Implementing these can boost ROI significantly—for example, one case study showed a 30% CTR increase from better targeting.

Important PPC Metrics and KPIs

Tracking metrics is essential for optimization. Here’s a table of key PPC metrics, explanations, and formulas:

Metric Explanation Formula
Impressions Times ad is shown; measures reach. N/A
Clicks User clicks on ad; indicates interest. N/A
CTR (Click-Through Rate) Percentage of impressions leading to clicks; shows ad appeal. (Clicks / Impressions) x 100
CPC (Cost Per Click) Cost per ad click; manages budget. Total Cost / Clicks
CPM (Cost Per Mille) Cost for 1,000 impressions; for awareness campaigns. (Total Cost / Impressions) x 1,000
Conversions Desired actions post-click (e.g., sales); core success measure. N/A
Cost Per Conversion Cost for each conversion; profitability indicator. Total Cost / Conversions
ROAS (Return on Ad Spend) Revenue vs. spend; aim for 4:1. Revenue / Ad Spend
Conversion Rate Percentage of clicks converting; efficiency metric. (Conversions / Clicks) x 100
CAC (Customer Acquisition Cost) Total cost to acquire a customer. Total Cost / Acquisitions
Quality Score Platform rating (1-10) based on relevance; lowers CPC. N/A (Platform-calculated)
Impression Share Percentage of possible impressions received. (Impressions / Eligible Impressions) x 100
Bounce Rate Percentage leaving landing page without action; signals mismatch.

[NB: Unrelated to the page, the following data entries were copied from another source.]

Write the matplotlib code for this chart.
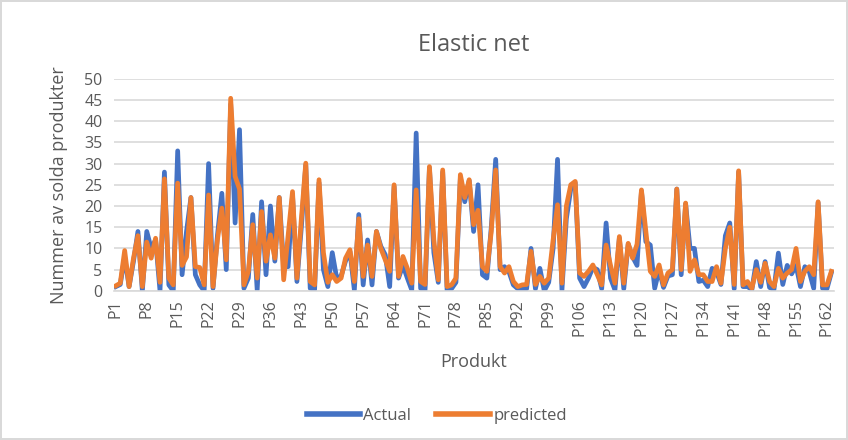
import matplotlib.pyplot as plt
import numpy as np

# sold units per product, actual vs elastic net prediction
actual = [
    1, 1.5, 8, 1, 7, 14, 0, 14, 10, 12,
    0, 28, 1.4, 0, 33, 3.8, 14, 22, 3.8, 1.4,
    0, 30, 0.6, 13, 23, 5, 44, 16, 38, 0.6,
    3, 18, 0.2, 21, 3.8, 20, 7, 22, 5.7, 5.7,
    22.6, 2.2, 15, 29.7, 0.6, 0.3, 25.5, 5, 1, 9,
    3, 3.5, 7, 9.3, 0.2, 18, 1.4, 12, 1.4, 14,
    10.5, 8.5, 1, 24.6, 3, 6, 3, 0.2, 37.2, 0.6,
    0, 29, 9, 2, 28, 0, 0.5, 2, 26.6, 21,
    26, 14, 25, 3.8, 3, 15, 31, 5, 5.7, 4.5,
    1.4, 0.5, 0.5, 0.5, 10, 0.5, 5.3, 0, 2, 10,
    31, 0.2, 17, 24, 25.5, 3, 1, 3, 5.5, 5,
    0.5, 16, 3, 0.2, 12.4, 0.5, 11, 8, 6, 23.5,
    11.6, 10.8, 0.6, 5, 0.8, 3.5, 3.8, 24, 3.8, 20.5,
    10, 10, 2.2, 2.5, 1, 5.3, 4.5, 1.5, 13, 16,
    0.5, 28, 1, 1, 0.3, 6.9, 1, 6.9, 0.8, 0.3,
    8.9, 1.5, 6, 4, 6, 1, 5.7, 4.5, 0.6, 20.8,
    0.6, 0.5, 4.3,
]
predicted = [
    1.2, 1.8, 9.5, 1, 7.7, 13, 1, 11.5, 7.7, 12.4,
    2, 26.4, 3, 1.4, 25.4, 6, 8, 22, 5.7, 5.5,
    1.4, 22.6, 1, 12, 19.5, 7.3, 45.4, 27, 24, 1.4,
    4.6, 15.6, 3, 18.7, 7, 13.2, 7.7, 22, 2.6, 13,
    23.4, 3, 17, 30.1, 2.2, 1.4, 26.2, 9, 2, 3.8,
    2.2, 3, 7.7, 9.7, 2.2, 17, 3.4, 10.8, 3.4, 14,
    10, 7.3, 4.6, 25, 3.4, 8.1, 5.3, 1.8, 23.8, 2.2,
    1.5, 29.3, 12, 2.6, 28.5, 1, 1.4, 3, 27.4, 22,
    26.2, 15.6, 19, 5.7, 4.6, 14, 28.5, 5.7, 4.2, 5.7,
    2.2, 1, 1.4, 1.5, 9.3, 1.5, 3.4, 1.8, 3, 12,
    20.3, 1.8, 20, 25, 25.8, 4.2, 3.4, 4.6, 6.1, 3.8,
    1.4, 10.8, 6, 1.8, 12.8, 1.8, 11.2, 7.7, 11, 23.8,
    14, 4.6, 3.4, 6.1, 1.4, 4.2, 5, 24, 5, 20.7,
    4.6, 7.3, 3.8, 3.8, 2.2, 2.2, 5.7, 1.8, 10, 15,
    1.5, 28.3, 1.4, 2.2, 0.6, 5, 2, 6.5, 2.2, 1,
    5.3, 3, 4.2, 5, 10, 2.2, 4.6, 5.7, 3.8, 21,
    1.4, 1.4, 4.6,
]
products = [f"P{i}" for i in range(1, len(actual) + 1)]

blue = '#4472C4'
orange = '#ED7D31'
text_col = '#595959'
grid_col = '#D9D9D9'

plt.rcParams['font.family'] = ['Open Sans', 'DejaVu Sans']

fig = plt.figure(figsize=(8.48, 4.4), dpi=100)
fig.patch.set_edgecolor('#D9D9D9')
fig.patch.set_linewidth(1.5)
ax = fig.add_axes([0.134, 0.339, 0.849, 0.482])

x = np.arange(len(products))
ax.plot(x, actual, color=blue, lw=3.4, solid_joinstyle='round', label='Actual')
ax.plot(x, predicted, color=orange, lw=3.4, solid_joinstyle='round', label='predicted')

ax.set_xlim(-0.5, len(products) - 0.5)
ax.set_ylim(0, 50)
ax.set_yticks(range(0, 51, 5))
ax.set_xticks(x[::7])
ax.set_xticklabels(products[::7], rotation=90)
ax.tick_params(axis='both', length=0, colors=text_col, labelsize=11.5)
ax.tick_params(axis='x', pad=6)
ax.tick_params(axis='y', pad=8)

ax.grid(axis='y', color=grid_col, lw=1.2)
ax.set_axisbelow(True)
for s in ['top', 'right', 'left']:
    ax.spines[s].set_visible(False)
ax.spines['bottom'].set_color(grid_col)
ax.spines['bottom'].set_linewidth(1.2)

ax.set_title('Elastic net', fontsize=17, color=text_col, pad=20)
ax.set_xlabel('Produkt', fontsize=13, color=text_col, labelpad=12)
ax.set_ylabel('Nummer av solda produkter', fontsize=13, color=text_col, labelpad=12)

leg = fig.legend(loc='center', bbox_to_anchor=(0.515, 0.055), ncol=2, frameon=False,
                 fontsize=12, handlelength=3.2, columnspacing=1.5, handletextpad=0.2)
for t in leg.get_texts():
    t.set_color(text_col)
for h in leg.get_lines():
    h.set_linewidth(4)

fig.savefig('out.png', dpi=100)
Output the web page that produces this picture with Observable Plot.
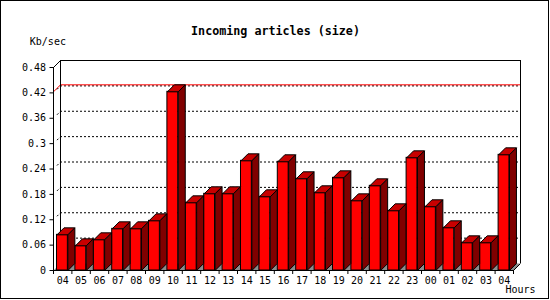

N/A (From Analytics)
CLV (Customer Lifetime Value) Long-term value of acquired customers. Avg. Purchase Value x Frequency x Lifespan
Profit Margin Net profit after ad costs. (Revenue – Costs) / Revenue x 100
Ad Rank Determines placement; combines bid and quality. Bid x Quality Score

Focus on these to refine campaigns—e.g., a low CTR might signal poor ad copy.

The Future of PPC Marketing

Looking ahead to 2025 and beyond, PPC is poised for transformation driven by AI, privacy, and new technologies. AI will dominate, automating ad creation, bidding, and targeting, but human oversight remains key for strategy. Keyword targeting may fade, with audiences and signals taking precedence, and video/creative ads gaining focus for visual search.

Privacy regulations will emphasize first-party data and anonymization, challenging small businesses. Branding will be critical amid tools like SearchGPT, and platforms may grow more complex with AI integrations. Demand for PPC experts will rise to navigate these changes, and local media could see a resurgence. Overall, PPC will become more efficient but require adaptability to thrive.

Conclusion

PPC marketing is a versatile, results-driven approach that empowers businesses to connect with audiences effectively. From its humble beginnings in 1996 to today’s AI-enhanced ecosystem, it offers immense potential for growth. By mastering platforms, strategies, and metrics, you can achieve impressive ROI. Start small, track diligently, and iterate—PPC’s future is bright for those who embrace it.